Mushrooms: Mushrooms add an earthy flavor and texture that pairs beautifully with the creamy sauce and savory beef.
Sour Cream: The creamy base of the sauce, sour cream adds richness and tang, which balances out the savory notes from the beef and Worcestershire sauce.
Beef Broth: The broth provides depth of flavor to the sauce, creating the perfect base for the creamy richness of the sour cream.
Instructions
Prepare the Beef:
Slice the Beef: Start by slicing your beef into thin strips, about 1-inch wide. Make sure to cut against the grain to ensure the beef remains tender after cooking.
Season the Beef: Lightly season the sliced beef with salt and pepper, ensuring it’s evenly coated. Set the beef aside.
Cook the Vegetables:
Sauté the Onions and Garlic: In a large skillet, heat 1 tablespoon of oil over medium-high heat. Add the chopped onions and cook, stirring occasionally, for about 3-4 minutes until they soften. Add the minced garlic and cook for another 30 seconds until fragrant.
Add the Mushrooms: Add the sliced mushrooms to the pan and cook for 5-6 minutes, stirring occasionally, until they release their moisture and start to brown.
Cook the Beef:
Sear the Beef: Push the onions and mushrooms to the sides of the pan and add the remaining tablespoon of oil. Once the oil is hot, add the sliced beef in a single layer. Let it sear for 2-3 minutes without stirring to get a nice brown crust. Then, flip the beef over and cook for another 2-3 minutes. Remove the beef from the pan and set it aside.
Make the Sauce:
Deglaze the Pan: Add the beef broth to the pan, scraping up any bits from the bottom of the pan to incorporate all the flavors into the sauce.
Add Worcestershire Sauce and Mustard: Stir in the Worcestershire sauce and Dijon mustard, mixing until the sauce is well combined. Let the sauce simmer for 2-3 minutes to reduce slightly.

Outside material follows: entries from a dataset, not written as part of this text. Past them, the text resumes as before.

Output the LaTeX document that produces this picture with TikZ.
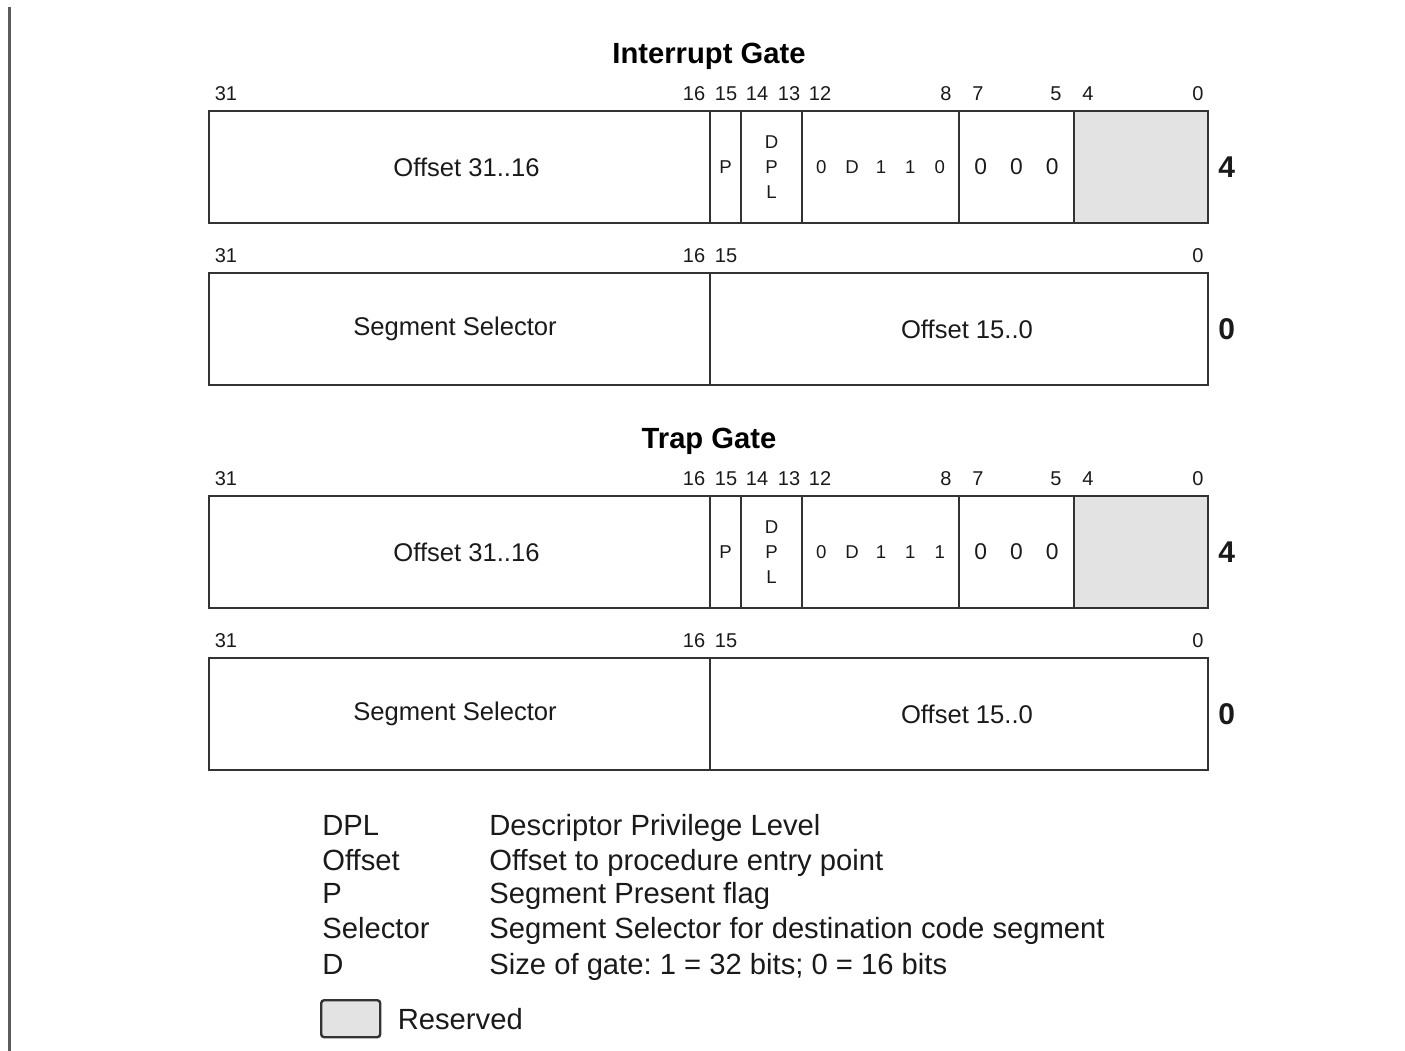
\documentclass[tikz,border=0pt]{standalone}
\usepackage{fontspec}
\setmainfont{Liberation Sans}
\usetikzlibrary{positioning}
\usepackage{xcolor}
\frenchspacing

\definecolor{rule}{HTML}{333333}
\definecolor{ink}{HTML}{1A1A1A}
\definecolor{resv}{HTML}{E3E3E3}

\begin{document}
\begin{tikzpicture}[
    x=0.5pt, y=-0.5pt,
    field/.style={rectangle, draw=rule, line width=1.2pt, minimum height=56pt, inner sep=0pt, outer sep=0pt, align=center, text=ink, font=\fontsize{12.8}{15}\selectfont},
    small/.style={font=\fontsize{9.3}{12.5}\selectfont},
    big/.style={font=\fontsize{11.4}{13}\selectfont},
    bitno/.style={inner sep=0pt, text=ink, font=\fontsize{10}{11}\selectfont},
    sideno/.style={inner sep=0pt, text=ink, font=\fontsize{15}{17}\selectfont\bfseries},
    gatetitle/.style={inner sep=0pt, text=black, font=\fontsize{14.6}{17}\selectfont\bfseries},
    legkey/.style={anchor=base west, inner sep=0pt, text=ink, font=\fontsize{14.6}{17}\selectfont},
    resbox/.style={rectangle, draw=rule, line width=1.2pt, fill=resv, rounded corners=1.5pt, minimum width=29.5pt, minimum height=18.5pt}
]
    \useasboundingbox (0,0) rectangle (1405,1051);

    % page margin rule
    \draw[rule!80, line width=1.5pt] (9,7) -- (9,1051);

    % the two gate descriptors, each two doublewords
    \foreach \g/\dy/\ttl/\tb in {int/0/Interrupt Gate/0, trap/385/Trap Gate/1} {
        \node[gatetitle] (\g-title) at (709,56+\dy) {\ttl};

        % upper doubleword
        \node[field, anchor=north west, minimum width=250.5pt] (\g-hi) at (209,111+\dy) {\hspace*{7pt}Offset 31..16};
        \node[field, small, right=0pt of \g-hi, minimum width=15.5pt] (\g-p) {P};
        \node[field, small, right=0pt of \g-p, minimum width=30.5pt] (\g-dpl) {D\\P\\L};
        \node[field, small, right=0pt of \g-dpl, minimum width=78.5pt] (\g-type) {0\hspace{9.5pt}D\hspace{8.5pt}1\hspace{9.5pt}1\hspace{9.5pt}\tb};
        \node[field, big, right=0pt of \g-type, minimum width=57.5pt] (\g-zero) {0\hspace{11.5pt}0\hspace{11.5pt}0};
        \node[field, right=0pt of \g-zero, minimum width=67pt, fill=resv] (\g-res) {};
        \node[sideno, right=5pt of \g-res] (\g-w1) {4};

        \foreach \n/\bx in {31/226, 16/694, 15/726, 14/757, 13/789, 12/820, 8/946, 7/978, 5/1056, 4/1088, 0/1198}
            \node[bitno] (\g-b\n) at (\bx,94+\dy) {\n};

        % lower doubleword
        \node[field, anchor=north west, minimum width=250.5pt] (\g-sel) at (209,273+\dy) {Segment Selector\hspace*{4.5pt}};
        \node[field, right=0pt of \g-sel, minimum width=249pt] (\g-lo) {\hspace*{8pt}Offset 15..0};
        \node[sideno, right=5pt of \g-lo] (\g-w0) {0};

        \foreach \n/\bx in {31/226, 16/694, 15/726, 0/1198}
            \node[bitno] (\g-c\n) at (\bx,256+\dy) {\n};
    }

    % legend
    \node[legkey] (k-dpl) at (322,835) {DPL};
    \node[legkey] (d-dpl) at (489,835) {Descriptor Privilege Level};
    \node[legkey] (k-off) at (322,870) {Offset};
    \node[legkey] (d-off) at (489,870) {Offset to procedure entry point};
    \node[legkey] (k-p) at (322,903) {P};
    \node[legkey] (d-p) at (489,903) {Segment Present flag};
    \node[legkey] (k-sel) at (322,938) {Selector};
    \node[legkey] (d-sel) at (489,938) {Segment Selector for destination code segment};
    \node[legkey] (k-d) at (322,974) {D};
    \node[legkey] (d-d) at (489,974) {Size of gate: 1 = 32 bits; 0 = 16 bits};

    \node[resbox, anchor=north west] (k-res) at (320,999) {};
    \node[legkey, right=8pt of k-res] (d-res) {Reserved};
\end{tikzpicture}
\end{document}
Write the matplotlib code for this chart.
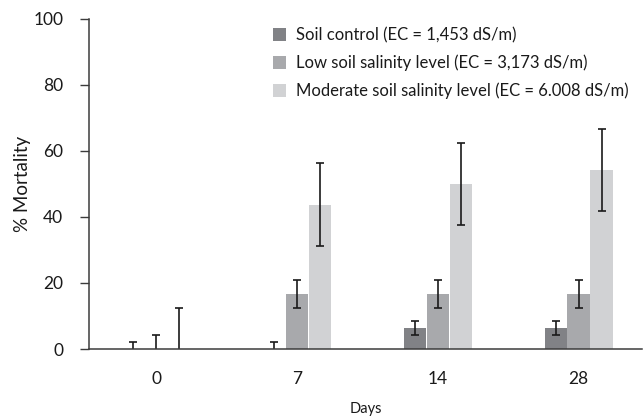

Thicken the Sauce: If you prefer a thicker sauce, sprinkle the flour over the pan and stir it in. Cook for another minute to eliminate the raw flour taste.
Combine the Beef and Finish the Sauce:
Add Sour Cream: Reduce the heat to low and stir in the sour cream until the sauce becomes creamy and smooth. If the sauce appears too thick, add a little more beef broth to achieve your desired consistency.
Return the Beef to the Pan: Add the cooked beef back into the pan, stirring it into the sauce. Let it simmer for another 5 minutes to allow the flavors to meld together and the beef to heat through.
Serve:
Serve with Your Choice of Base: Serve the Beef Stroganoff over a bed of pasta, rice, or mashed potatoes. Garnish with freshly chopped parsley for a burst of color and extra flavor.
Enjoy: Your Classic Beef Stroganoff is ready to be enjoyed! Each bite will be a satisfying blend of tender beef and creamy, flavorful sauce.